Data excerpt:
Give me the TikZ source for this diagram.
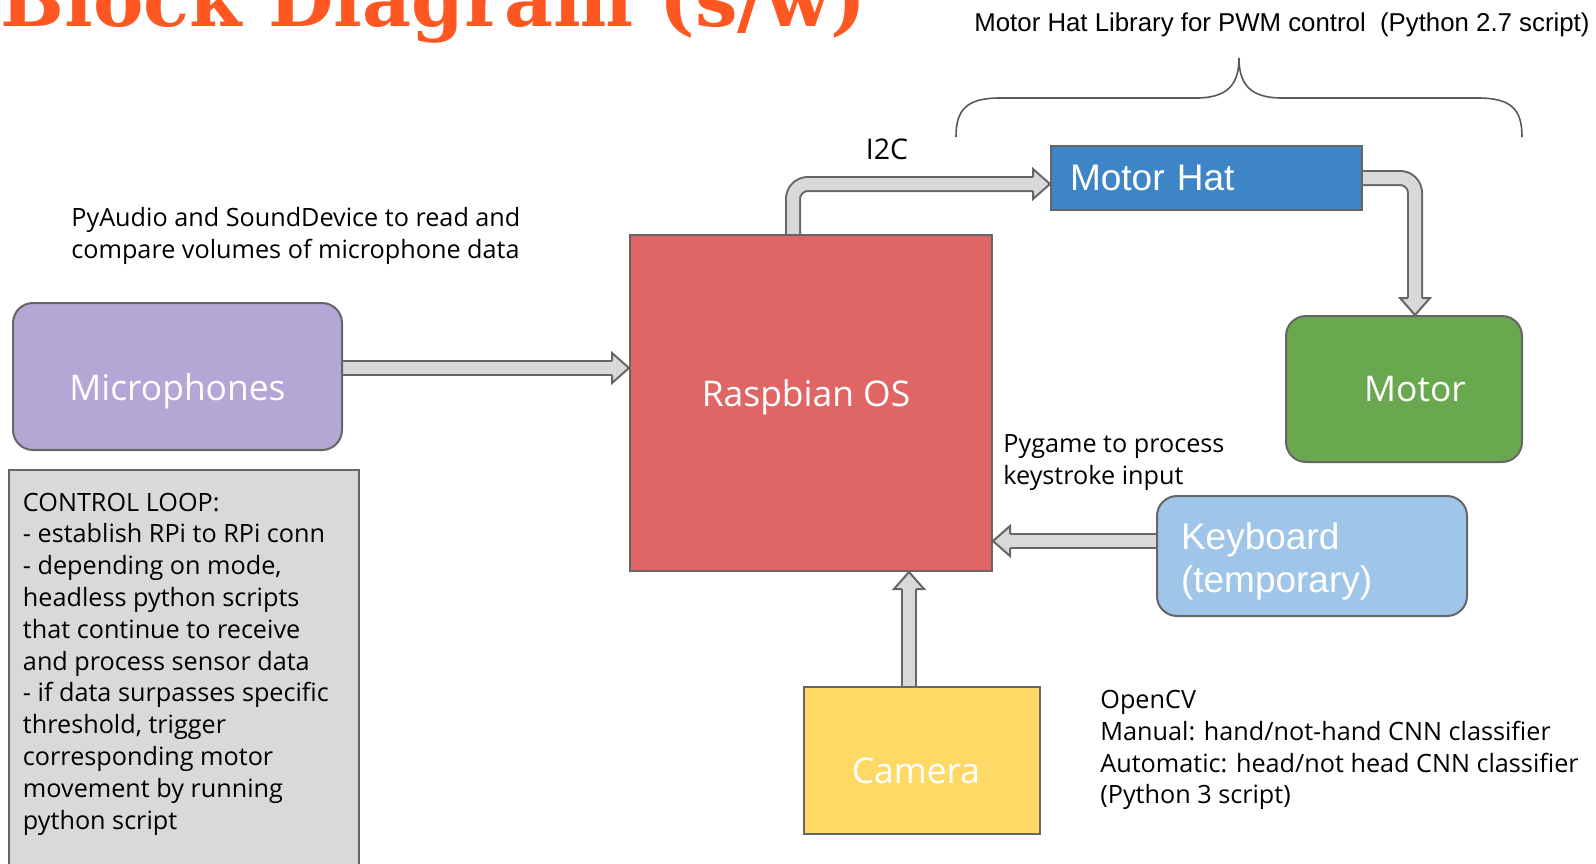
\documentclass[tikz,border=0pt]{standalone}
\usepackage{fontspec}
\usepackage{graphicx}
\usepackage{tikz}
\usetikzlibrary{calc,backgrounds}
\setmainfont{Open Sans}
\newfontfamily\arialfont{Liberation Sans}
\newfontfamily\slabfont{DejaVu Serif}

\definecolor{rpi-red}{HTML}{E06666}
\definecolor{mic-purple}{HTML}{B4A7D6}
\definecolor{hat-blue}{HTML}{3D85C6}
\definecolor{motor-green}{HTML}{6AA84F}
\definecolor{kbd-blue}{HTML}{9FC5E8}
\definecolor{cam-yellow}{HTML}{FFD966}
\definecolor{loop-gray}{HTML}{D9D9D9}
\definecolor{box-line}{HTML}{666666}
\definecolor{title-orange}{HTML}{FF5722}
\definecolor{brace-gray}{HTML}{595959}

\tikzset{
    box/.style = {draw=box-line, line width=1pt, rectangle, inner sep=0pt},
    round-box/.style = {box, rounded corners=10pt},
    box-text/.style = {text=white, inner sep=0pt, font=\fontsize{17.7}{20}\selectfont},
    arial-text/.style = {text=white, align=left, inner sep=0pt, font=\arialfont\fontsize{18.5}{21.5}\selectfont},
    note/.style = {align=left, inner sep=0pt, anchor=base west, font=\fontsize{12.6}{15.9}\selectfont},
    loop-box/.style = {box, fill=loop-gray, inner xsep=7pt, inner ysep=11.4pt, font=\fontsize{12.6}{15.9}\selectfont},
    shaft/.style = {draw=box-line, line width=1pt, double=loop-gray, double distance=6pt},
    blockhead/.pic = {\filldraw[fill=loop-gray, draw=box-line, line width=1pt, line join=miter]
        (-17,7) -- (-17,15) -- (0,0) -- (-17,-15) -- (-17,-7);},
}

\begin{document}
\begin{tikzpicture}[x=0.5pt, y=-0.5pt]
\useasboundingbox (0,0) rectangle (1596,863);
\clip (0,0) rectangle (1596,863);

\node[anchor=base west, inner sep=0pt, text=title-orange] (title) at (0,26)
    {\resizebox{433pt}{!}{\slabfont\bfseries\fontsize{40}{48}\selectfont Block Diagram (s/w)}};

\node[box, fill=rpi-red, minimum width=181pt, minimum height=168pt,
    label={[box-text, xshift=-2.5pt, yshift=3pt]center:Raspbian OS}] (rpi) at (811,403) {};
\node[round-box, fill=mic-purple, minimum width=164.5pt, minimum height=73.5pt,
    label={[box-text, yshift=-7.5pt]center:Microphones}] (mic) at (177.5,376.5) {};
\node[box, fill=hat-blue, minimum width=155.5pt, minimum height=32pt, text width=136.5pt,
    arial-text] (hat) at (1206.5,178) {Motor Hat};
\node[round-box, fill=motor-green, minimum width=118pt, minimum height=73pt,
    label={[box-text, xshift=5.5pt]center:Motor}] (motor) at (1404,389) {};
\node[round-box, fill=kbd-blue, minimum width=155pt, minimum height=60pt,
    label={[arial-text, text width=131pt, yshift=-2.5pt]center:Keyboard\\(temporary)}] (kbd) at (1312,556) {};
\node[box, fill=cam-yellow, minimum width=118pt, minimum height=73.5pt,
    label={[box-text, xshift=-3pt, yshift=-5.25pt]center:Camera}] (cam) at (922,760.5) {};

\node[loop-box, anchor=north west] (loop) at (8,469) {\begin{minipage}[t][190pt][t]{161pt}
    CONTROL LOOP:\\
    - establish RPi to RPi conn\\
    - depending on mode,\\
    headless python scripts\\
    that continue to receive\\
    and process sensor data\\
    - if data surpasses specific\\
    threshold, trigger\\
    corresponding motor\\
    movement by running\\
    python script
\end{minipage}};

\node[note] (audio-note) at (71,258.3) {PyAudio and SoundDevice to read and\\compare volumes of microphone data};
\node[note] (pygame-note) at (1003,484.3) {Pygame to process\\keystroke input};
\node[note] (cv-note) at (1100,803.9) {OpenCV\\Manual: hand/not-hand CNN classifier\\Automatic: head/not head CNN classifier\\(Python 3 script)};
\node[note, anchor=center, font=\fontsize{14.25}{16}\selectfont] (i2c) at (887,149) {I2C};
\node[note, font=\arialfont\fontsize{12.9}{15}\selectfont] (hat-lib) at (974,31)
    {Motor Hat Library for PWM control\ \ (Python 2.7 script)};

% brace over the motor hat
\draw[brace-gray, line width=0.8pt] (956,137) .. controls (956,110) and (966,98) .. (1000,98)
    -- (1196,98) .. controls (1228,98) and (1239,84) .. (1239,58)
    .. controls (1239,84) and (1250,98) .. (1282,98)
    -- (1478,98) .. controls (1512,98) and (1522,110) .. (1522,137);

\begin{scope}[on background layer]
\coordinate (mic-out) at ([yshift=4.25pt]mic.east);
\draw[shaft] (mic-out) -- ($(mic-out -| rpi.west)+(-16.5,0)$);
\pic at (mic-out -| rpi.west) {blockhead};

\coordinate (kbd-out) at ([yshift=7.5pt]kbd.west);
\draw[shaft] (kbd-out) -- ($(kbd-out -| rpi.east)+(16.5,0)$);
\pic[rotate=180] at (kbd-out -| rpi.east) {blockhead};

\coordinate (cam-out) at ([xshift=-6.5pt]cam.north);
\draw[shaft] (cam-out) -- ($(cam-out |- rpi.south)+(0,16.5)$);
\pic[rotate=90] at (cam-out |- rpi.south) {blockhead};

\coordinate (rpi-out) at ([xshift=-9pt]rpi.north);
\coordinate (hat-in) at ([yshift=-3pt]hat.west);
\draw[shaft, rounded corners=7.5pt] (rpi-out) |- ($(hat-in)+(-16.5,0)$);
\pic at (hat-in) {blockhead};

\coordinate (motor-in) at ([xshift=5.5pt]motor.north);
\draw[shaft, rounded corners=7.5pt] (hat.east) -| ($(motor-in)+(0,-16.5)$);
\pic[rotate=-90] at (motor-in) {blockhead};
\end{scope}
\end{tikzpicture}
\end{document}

Your objective: Leave out the pictures and transcribe everything else exactly.

Result of the exercise:
Give me the TikZ source for this diagram.
\documentclass[tikz,border=0pt]{standalone}
\usepackage{fontspec}
\usepackage{graphicx}
\usepackage{tikz}
\usetikzlibrary{calc,backgrounds}
\setmainfont{Open Sans}
\newfontfamily\arialfont{Liberation Sans}
\newfontfamily\slabfont{DejaVu Serif}

\definecolor{rpi-red}{HTML}{E06666}
\definecolor{mic-purple}{HTML}{B4A7D6}
\definecolor{hat-blue}{HTML}{3D85C6}
\definecolor{motor-green}{HTML}{6AA84F}
\definecolor{kbd-blue}{HTML}{9FC5E8}
\definecolor{cam-yellow}{HTML}{FFD966}
\definecolor{loop-gray}{HTML}{D9D9D9}
\definecolor{box-line}{HTML}{666666}
\definecolor{title-orange}{HTML}{FF5722}
\definecolor{brace-gray}{HTML}{595959}

\tikzset{
    box/.style = {draw=box-line, line width=1pt, rectangle, inner sep=0pt},
    round-box/.style = {box, rounded corners=10pt},
    box-text/.style = {text=white, inner sep=0pt, font=\fontsize{17.7}{20}\selectfont},
    arial-text/.style = {text=white, align=left, inner sep=0pt, font=\arialfont\fontsize{18.5}{21.5}\selectfont},
    note/.style = {align=left, inner sep=0pt, anchor=base west, font=\fontsize{12.6}{15.9}\selectfont},
    loop-box/.style = {box, fill=loop-gray, inner xsep=7pt, inner ysep=11.4pt, font=\fontsize{12.6}{15.9}\selectfont},
    shaft/.style = {draw=box-line, line width=1pt, double=loop-gray, double distance=6pt},
    blockhead/.pic = {\filldraw[fill=loop-gray, draw=box-line, line width=1pt, line join=miter]
        (-17,7) -- (-17,15) -- (0,0) -- (-17,-15) -- (-17,-7);},
}

\begin{document}
\begin{tikzpicture}[x=0.5pt, y=-0.5pt]
\useasboundingbox (0,0) rectangle (1596,863);
\clip (0,0) rectangle (1596,863);

\node[anchor=base west, inner sep=0pt, text=title-orange] (title) at (0,26)
    {\resizebox{433pt}{!}{\slabfont\bfseries\fontsize{40}{48}\selectfont Block Diagram (s/w)}};

\node[box, fill=rpi-red, minimum width=181pt, minimum height=168pt,
    label={[box-text, xshift=-2.5pt, yshift=3pt]center:Raspbian OS}] (rpi) at (811,403) {};
\node[round-box, fill=mic-purple, minimum width=164.5pt, minimum height=73.5pt,
    label={[box-text, yshift=-7.5pt]center:Microphones}] (mic) at (177.5,376.5) {};
\node[box, fill=hat-blue, minimum width=155.5pt, minimum height=32pt, text width=136.5pt,
    arial-text] (hat) at (1206.5,178) {Motor Hat};
\node[round-box, fill=motor-green, minimum width=118pt, minimum height=73pt,
    label={[box-text, xshift=5.5pt]center:Motor}] (motor) at (1404,389) {};
\node[round-box, fill=kbd-blue, minimum width=155pt, minimum height=60pt,
    label={[arial-text, text width=131pt, yshift=-2.5pt]center:Keyboard\\(temporary)}] (kbd) at (1312,556) {};
\node[box, fill=cam-yellow, minimum width=118pt, minimum height=73.5pt,
    label={[box-text, xshift=-3pt, yshift=-5.25pt]center:Camera}] (cam) at (922,760.5) {};

\node[loop-box, anchor=north west] (loop) at (8,469) {\begin{minipage}[t][190pt][t]{161pt}
    CONTROL LOOP:\\
    - establish RPi to RPi conn\\
    - depending on mode,\\
    headless python scripts\\
    that continue to receive\\
    and process sensor data\\
    - if data surpasses specific\\
    threshold, trigger\\
    corresponding motor\\
    movement by running\\
    python script
\end{minipage}};

\node[note] (audio-note) at (71,258.3) {PyAudio and SoundDevice to read and\\compare volumes of microphone data};
\node[note] (pygame-note) at (1003,484.3) {Pygame to process\\keystroke input};
\node[note] (cv-note) at (1100,803.9) {OpenCV\\Manual: hand/not-hand CNN classifier\\Automatic: head/not head CNN classifier\\(Python 3 script)};
\node[note, anchor=center, font=\fontsize{14.25}{16}\selectfont] (i2c) at (887,149) {I2C};
\node[note, font=\arialfont\fontsize{12.9}{15}\selectfont] (hat-lib) at (974,31)
    {Motor Hat Library for PWM control\ \ (Python 2.7 script)};

% brace over the motor hat
\draw[brace-gray, line width=0.8pt] (956,137) .. controls (956,110) and (966,98) .. (1000,98)
    -- (1196,98) .. controls (1228,98) and (1239,84) .. (1239,58)
    .. controls (1239,84) and (1250,98) .. (1282,98)
    -- (1478,98) .. controls (1512,98) and (1522,110) .. (1522,137);

\begin{scope}[on background layer]
\coordinate (mic-out) at ([yshift=4.25pt]mic.east);
\draw[shaft] (mic-out) -- ($(mic-out -| rpi.west)+(-16.5,0)$);
\pic at (mic-out -| rpi.west) {blockhead};

\coordinate (kbd-out) at ([yshift=7.5pt]kbd.west);
\draw[shaft] (kbd-out) -- ($(kbd-out -| rpi.east)+(16.5,0)$);
\pic[rotate=180] at (kbd-out -| rpi.east) {blockhead};

\coordinate (cam-out) at ([xshift=-6.5pt]cam.north);
\draw[shaft] (cam-out) -- ($(cam-out |- rpi.south)+(0,16.5)$);
\pic[rotate=90] at (cam-out |- rpi.south) {blockhead};

\coordinate (rpi-out) at ([xshift=-9pt]rpi.north);
\coordinate (hat-in) at ([yshift=-3pt]hat.west);
\draw[shaft, rounded corners=7.5pt] (rpi-out) |- ($(hat-in)+(-16.5,0)$);
\pic at (hat-in) {blockhead};

\coordinate (motor-in) at ([xshift=5.5pt]motor.north);
\draw[shaft, rounded corners=7.5pt] (hat.east) -| ($(motor-in)+(0,-16.5)$);
\pic[rotate=-90] at (motor-in) {blockhead};
\end{scope}
\end{tikzpicture}
\end{document}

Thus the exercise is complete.